_JOB:_ Will you print the material below without altering a single character?

start

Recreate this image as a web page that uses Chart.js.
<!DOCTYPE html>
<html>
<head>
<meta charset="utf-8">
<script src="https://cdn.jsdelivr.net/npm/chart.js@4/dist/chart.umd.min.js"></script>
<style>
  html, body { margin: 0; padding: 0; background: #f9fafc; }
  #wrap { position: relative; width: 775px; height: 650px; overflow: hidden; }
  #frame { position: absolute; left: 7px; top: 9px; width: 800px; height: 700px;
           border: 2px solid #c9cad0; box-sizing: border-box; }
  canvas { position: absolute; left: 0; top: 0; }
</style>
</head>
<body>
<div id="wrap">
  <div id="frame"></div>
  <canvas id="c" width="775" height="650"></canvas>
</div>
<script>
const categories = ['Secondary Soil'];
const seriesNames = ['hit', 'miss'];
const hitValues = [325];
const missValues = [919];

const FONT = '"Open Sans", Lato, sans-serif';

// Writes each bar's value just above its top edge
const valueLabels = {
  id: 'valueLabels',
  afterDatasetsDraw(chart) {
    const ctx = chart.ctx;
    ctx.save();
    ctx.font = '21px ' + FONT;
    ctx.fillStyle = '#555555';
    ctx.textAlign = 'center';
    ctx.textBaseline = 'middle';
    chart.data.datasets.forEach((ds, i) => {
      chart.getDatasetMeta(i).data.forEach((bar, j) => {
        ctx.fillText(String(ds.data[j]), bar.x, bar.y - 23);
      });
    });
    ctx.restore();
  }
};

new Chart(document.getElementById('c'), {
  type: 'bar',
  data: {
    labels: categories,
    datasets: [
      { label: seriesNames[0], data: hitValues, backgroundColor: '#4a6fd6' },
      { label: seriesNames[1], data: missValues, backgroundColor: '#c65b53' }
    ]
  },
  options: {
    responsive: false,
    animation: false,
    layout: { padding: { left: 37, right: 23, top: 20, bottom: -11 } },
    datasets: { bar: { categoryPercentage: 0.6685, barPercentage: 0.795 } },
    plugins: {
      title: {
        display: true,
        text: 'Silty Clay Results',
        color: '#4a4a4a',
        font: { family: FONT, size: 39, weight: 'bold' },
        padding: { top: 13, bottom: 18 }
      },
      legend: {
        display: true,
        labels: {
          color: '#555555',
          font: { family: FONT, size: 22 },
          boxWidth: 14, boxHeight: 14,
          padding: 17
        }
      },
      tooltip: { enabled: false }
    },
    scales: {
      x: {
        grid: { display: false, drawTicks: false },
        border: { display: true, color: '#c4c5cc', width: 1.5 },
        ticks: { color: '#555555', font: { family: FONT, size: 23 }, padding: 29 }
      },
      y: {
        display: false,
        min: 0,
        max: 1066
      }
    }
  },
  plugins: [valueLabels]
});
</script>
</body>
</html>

end

_RESULT FOR THIS TASK:_
Recreate this image as a web page that uses Chart.js.
<!DOCTYPE html>
<html>
<head>
<meta charset="utf-8">
<script src="https://cdn.jsdelivr.net/npm/chart.js@4/dist/chart.umd.min.js"></script>
<style>
  html, body { margin: 0; padding: 0; background: #f9fafc; }
  #wrap { position: relative; width: 775px; height: 650px; overflow: hidden; }
  #frame { position: absolute; left: 7px; top: 9px; width: 800px; height: 700px;
           border: 2px solid #c9cad0; box-sizing: border-box; }
  canvas { position: absolute; left: 0; top: 0; }
</style>
</head>
<body>
<div id="wrap">
  <div id="frame"></div>
  <canvas id="c" width="775" height="650"></canvas>
</div>
<script>
const categories = ['Secondary Soil'];
const seriesNames = ['hit', 'miss'];
const hitValues = [325];
const missValues = [919];

const FONT = '"Open Sans", Lato, sans-serif';

// Writes each bar's value just above its top edge
const valueLabels = {
  id: 'valueLabels',
  afterDatasetsDraw(chart) {
    const ctx = chart.ctx;
    ctx.save();
    ctx.font = '21px ' + FONT;
    ctx.fillStyle = '#555555';
    ctx.textAlign = 'center';
    ctx.textBaseline = 'middle';
    chart.data.datasets.forEach((ds, i) => {
      chart.getDatasetMeta(i).data.forEach((bar, j) => {
        ctx.fillText(String(ds.data[j]), bar.x, bar.y - 23);
      });
    });
    ctx.restore();
  }
};

new Chart(document.getElementById('c'), {
  type: 'bar',
  data: {
    labels: categories,
    datasets: [
      { label: seriesNames[0], data: hitValues, backgroundColor: '#4a6fd6' },
      { label: seriesNames[1], data: missValues, backgroundColor: '#c65b53' }
    ]
  },
  options: {
    responsive: false,
    animation: false,
    layout: { padding: { left: 37, right: 23, top: 20, bottom: -11 } },
    datasets: { bar: { categoryPercentage: 0.6685, barPercentage: 0.795 } },
    plugins: {
      title: {
        display: true,
        text: 'Silty Clay Results',
        color: '#4a4a4a',
        font: { family: FONT, size: 39, weight: 'bold' },
        padding: { top: 13, bottom: 18 }
      },
      legend: {
        display: true,
        labels: {
          color: '#555555',
          font: { family: FONT, size: 22 },
          boxWidth: 14, boxHeight: 14,
          padding: 17
        }
      },
      tooltip: { enabled: false }
    },
    scales: {
      x: {
        grid: { display: false, drawTicks: false },
        border: { display: true, color: '#c4c5cc', width: 1.5 },
        ticks: { color: '#555555', font: { family: FONT, size: 23 }, padding: 29 }
      },
      y: {
        display: false,
        min: 0,
        max: 1066
      }
    }
  },
  plugins: [valueLabels]
});
</script>
</body>
</html>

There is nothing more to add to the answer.